Input:
════════════════
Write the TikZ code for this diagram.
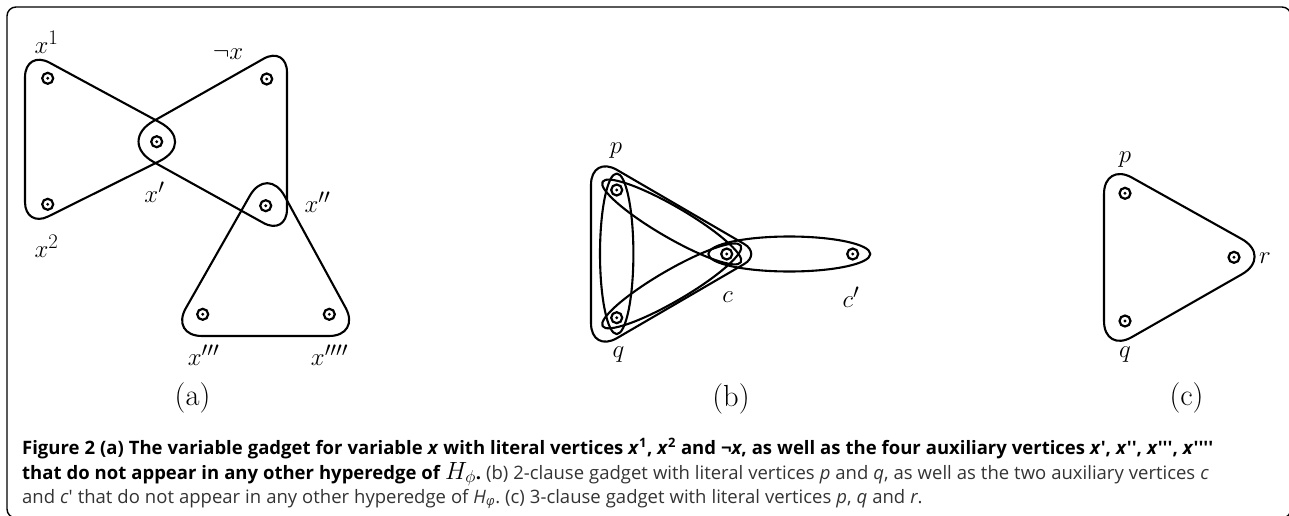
\documentclass[tikz,border=0pt]{standalone}
\usepackage{fontspec}
\newfontfamily\capfont{Open Sans}
\usetikzlibrary{calc}
\newcommand\capline[2]{\hbox to #1{\spaceskip=0.27em plus 0.6em minus 0.1em\xspaceskip=\spaceskip #2\hfil}}
\tikzset{
  hedge/.style={line width=2.1pt, line join=round},
  vtx/.style={circle, draw, line width=2.2pt, minimum size=11pt, inner sep=0pt,
    path picture={\fill (path picture bounding box.center) circle (1.6pt);}},
  lbl/.style={inner sep=0pt, font=\fontsize{30.5}{33}\selectfont},
  captext/.style={inner sep=0pt, anchor=base west, font=\capfont\fontsize{18.5}{21}\selectfont},
  rc/.style n args={4}{insert path={-- ($(#2)!#4pt!(#1)$) .. controls ($(#2)!0.45*#4pt!(#1)$) and ($(#2)!0.45*#4pt!(#3)$) .. ($(#2)!#4pt!(#3)$)}},
  frameline/.style={line width=1.4pt, rounded corners=9pt},
}
\begin{document}
\begin{tikzpicture}[x=1pt,y=-1pt]
\useasboundingbox (0,0) rectangle (1289,516);
\begin{scope}
  \clip (0,0) rectangle (1289,516);
  \draw[frameline] (7,7) rectangle (1291,518);
\end{scope}

% ---------------- (a) ----------------
\node[vtx] (x1) at (47.7,78.3) {};
\node[vtx] (nx) at (266.7,79) {};
\node[vtx] (xp) at (156.7,141.7) {};
\node[vtx] (x2) at (47.7,204.3) {};
\node[vtx] (xpp) at (265.7,205.7) {};
\node[vtx] (xppp) at (202.7,314.3) {};
\node[vtx] (xpppp) at (329.3,314.3) {};

\coordinate (LA) at (25,49.4);
\coordinate (LB) at (25,228);
\coordinate (LC) at (197,142.5);
\draw[hedge] ($(LA)!0.5!(LB)$) [rc={LB}{LA}{LC}{28}] [rc={LA}{LC}{LB}{42}] [rc={LC}{LB}{LA}{26}] -- cycle;

\coordinate (RA) at (287,45.5);
\coordinate (RB) at (287,236);
\coordinate (RC) at (117,141.7);
\draw[hedge] ($(RA)!0.5!(RB)$) [rc={RB}{RA}{RC}{27}] [rc={RA}{RC}{RB}{42}] [rc={RC}{RB}{RA}{27}] -- cycle;

\coordinate (TA) at (267.5,164.7);
\coordinate (TB) at (170,336);
\coordinate (TC) at (361,336);
\draw[hedge] ($(TB)!0.5!(TC)$) [rc={TB}{TC}{TA}{32}] [rc={TC}{TA}{TB}{36}] [rc={TA}{TB}{TC}{32}] -- cycle;

\node[lbl] (lx1) at (46.5,42.5) {$x^1$};
\node[lbl] (lnx) at (228,54) {$\neg x$};
\node[lbl] (lxp) at (154.5,192.5) {$x'$};
\node[lbl] (lxpp) at (317.5,202.5) {$x''$};
\node[lbl] (lx2) at (46.5,246.5) {$x^2$};
\node[lbl] (lxppp) at (203.5,355.5) {$x'''$};
\node[lbl] (lxpppp) at (329.5,355.5) {$x''''$};
\node[lbl] (la) at (192.5,397.5) {(a)};

% ---------------- (b) ----------------
\node[vtx] (bp) at (616.7,190) {};
\node[vtx] (bq) at (616.7,317.7) {};
\node[vtx] (bc) at (726.7,254) {};
\node[vtx] (bcc) at (852.7,254) {};

\coordinate (BA) at (591,154.8);
\coordinate (BB) at (591,353.2);
\coordinate (BC) at (761.4,254);
\draw[hedge] ($(BA)!0.5!(BB)$) [rc={BB}{BA}{BC}{30}] [rc={BA}{BC}{BB}{20}] [rc={BC}{BB}{BA}{30}] -- cycle;

\draw[hedge] (616.7,253.8) ellipse [x radius=16.7, y radius=80.3];
\draw[hedge, rotate around={-30.2:(671.7,222)}] (671.7,222) ellipse [x radius=80, y radius=15.5];
\draw[hedge, rotate around={30.2:(671.7,285.9)}] (671.7,285.9) ellipse [x radius=80, y radius=15.5];
\draw[hedge] (789.3,254) ellipse [x radius=81, y radius=17.5];

\node[lbl] (lbp) at (616,150.5) {$p$};
\node[lbl] (lbq) at (618.5,355) {$q$};
\node[lbl] (lbc) at (727.5,297.5) {$c$};
\node[lbl] (lbcc) at (851,297.5) {$c'$};
\node[lbl] (lb) at (731,398.5) {(b)};

% ---------------- (c) ----------------
\node[vtx] (cp) at (1125,193.3) {};
\node[vtx] (cq) at (1125,321) {};
\node[vtx] (cr) at (1234,257.3) {};

\coordinate (CA) at (1104,162);
\coordinate (CB) at (1104,353);
\coordinate (CC) at (1273,256.5);
\draw[hedge] ($(CA)!0.5!(CB)$) [rc={CB}{CA}{CC}{32}] [rc={CA}{CC}{CB}{36}] [rc={CC}{CB}{CA}{32}] -- cycle;

\node[lbl] (lcp) at (1125,160) {$p$};
\node[lbl] (lcq) at (1125,355) {$q$};
\node[lbl] (lcr) at (1265,258.5) {$r$};
\node[lbl] (lc) at (1186.5,397.5) {(c)};

% ---------------- caption ----------------
\node[captext] (cap1) at (22,454) {\capline{1245pt}{\bfseries Figure 2 (a) The variable gadget for variable \textit{x} with literal vertices \textit{x}\textsuperscript{1}, \textit{x}\textsuperscript{2} and ¬\textit{x}, as well as the four auxiliary vertices \textit{x}', \textit{x}'', \textit{x}''', \textit{x}''''}};
\node[captext] (cap2) at (22,479) {\capline{1218pt}{\textbf{that do not appear in any other hyperedge of {\fontsize{23}{25}\selectfont$H_{\phi}$}.} \color{black!80}(b) 2-clause gadget with literal vertices \textit{p} and \textit{q}, as well as the two auxiliary vertices \textit{c}}};
\node[captext, text=black!80] (cap3) at (22,503) {\capline{925pt}{and \textit{c}' that do not appear in any other hyperedge of \textit{H}\textsubscript{\textit{φ}}. (c) 3-clause gadget with literal vertices \textit{p}, \textit{q} and \textit{r}.}};
\end{tikzpicture}
\end{document}
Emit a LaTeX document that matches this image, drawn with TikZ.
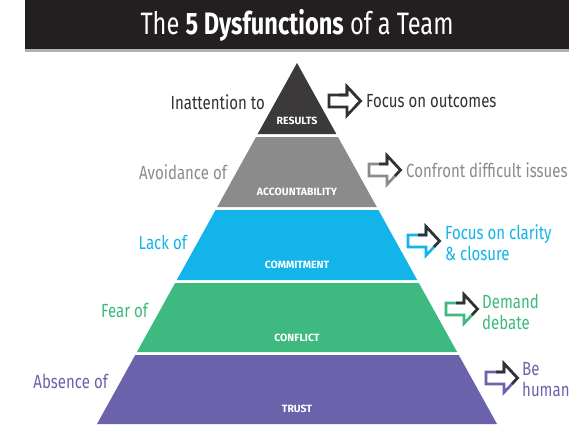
\documentclass[tikz,border=0pt]{standalone}
\usepackage{fontspec}
\setmainfont{Fira Sans}[FakeStretch=0.79]
\newfontfamily\bandfont{Fira Sans}
\usetikzlibrary{positioning}
\definecolor{titlebar}{HTML}{231F20}
\definecolor{resultsband}{HTML}{3B393A}
\definecolor{accountband}{HTML}{8B8B8C}
\definecolor{commitband}{HTML}{12B4E9}
\definecolor{conflictband}{HTML}{3EB97F}
\definecolor{trustband}{HTML}{6A63AC}
\definecolor{darkink}{HTML}{333132}
\tikzset{
    bandname/.style={text=white, font=\bandfont\bfseries\fontsize{10.5}{11}\selectfont, inner sep=0pt},
    lefttext/.style={anchor=east, font=\fontsize{19}{20}\selectfont, inner sep=0pt},
    righttext/.style={anchor=west, font=\fontsize{19}{21}\selectfont, inner sep=0pt, align=left},
    pics/hintarrow/.style={code={
        \draw[line width=2.6pt, draw=#1] (0,-6) -- (18,-6) -- (18,-14.5) -- (31.5,0) -- (18,14.5) -- (18,6) -- (0,6) -- cycle;
        \draw[line width=2.6pt, draw=darkink] (10,-6) -- (18,-6) -- (18,-14.5) -- (31.5,0) -- (26,6);
    }},
}

\begin{document}
\begin{tikzpicture}[x=1pt, y=-1pt]
\useasboundingbox[fill=white] (0,0) rectangle (569,426);
% title bar
\fill[titlebar] (25,0) rectangle (569,50);
\fill[gray!60] (25,49) rectangle (569,51.5);
\node[text=white, font=\addfontfeature{FakeStretch=0.76}\fontsize{31}{34}\selectfont] (title) at (297,25) {The \textbf{5 Dysfunctions} of a Team};

% pyramid, top down
\foreach \ytop/\ybot/\col in {63/134/resultsband, 137/207/accountband, 210/280/commitband, 283/352/conflictband, 355/424/trustband}
    \fill[\col] ({297-(\ytop-63)*0.554},\ytop) -- ({297+(\ytop-63)*0.554},\ytop)
        -- ({297+(\ybot-63)*0.554},\ybot) -- ({297-(\ybot-63)*0.554},\ybot) -- cycle;

\node[bandname] (results) at (297,121) {RESULTS};
\node[bandname] (accountability) at (297,192) {ACCOUNTABILITY};
\node[bandname] (commitment) at (297,265) {COMMITMENT};
\node[bandname] (conflict) at (297,338) {CONFLICT};
\node[bandname] (trust) at (297,409) {TRUST};

% left side
\node[lefttext, text=darkink] (inattention) at (265,102) {Inattention to};
\node[lefttext, text=accountband] (avoidance) at (227,172) {Avoidance of};
\node[lefttext, text=commitband] (lack) at (187,242) {Lack of};
\node[lefttext, text=conflictband] (fear) at (148,310) {Fear of};
\node[lefttext, text=trustband] (absence) at (108,381) {Absence of};

% right side
\pic at (329,101) {hintarrow=darkink};
\node[righttext, text=darkink] (outcomes) at (366,101) {Focus on outcomes};
\pic at (369,170) {hintarrow=accountband};
\node[righttext, text=accountband] (confront) at (406,170) {Confront difficult issues};
\pic at (408,241) {hintarrow=commitband};
\node[righttext, text=commitband] (clarity) at (445,242.5) {Focus on clarity\\\& closure};
\pic at (446,309) {hintarrow=conflictband};
\node[righttext, text=conflictband] (debate) at (482,311.5) {Demand\\debate};
\pic at (486,378) {hintarrow=trustband};
\node[righttext, text=trustband] (human) at (522,380) {Be\\human};
\end{tikzpicture}
\end{document}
════════════════
Instruction: Reproduce each line from the records that contains the word "this".

Response:
Write the TikZ code for this diagram.
Emit a LaTeX document that matches this image, drawn with TikZ.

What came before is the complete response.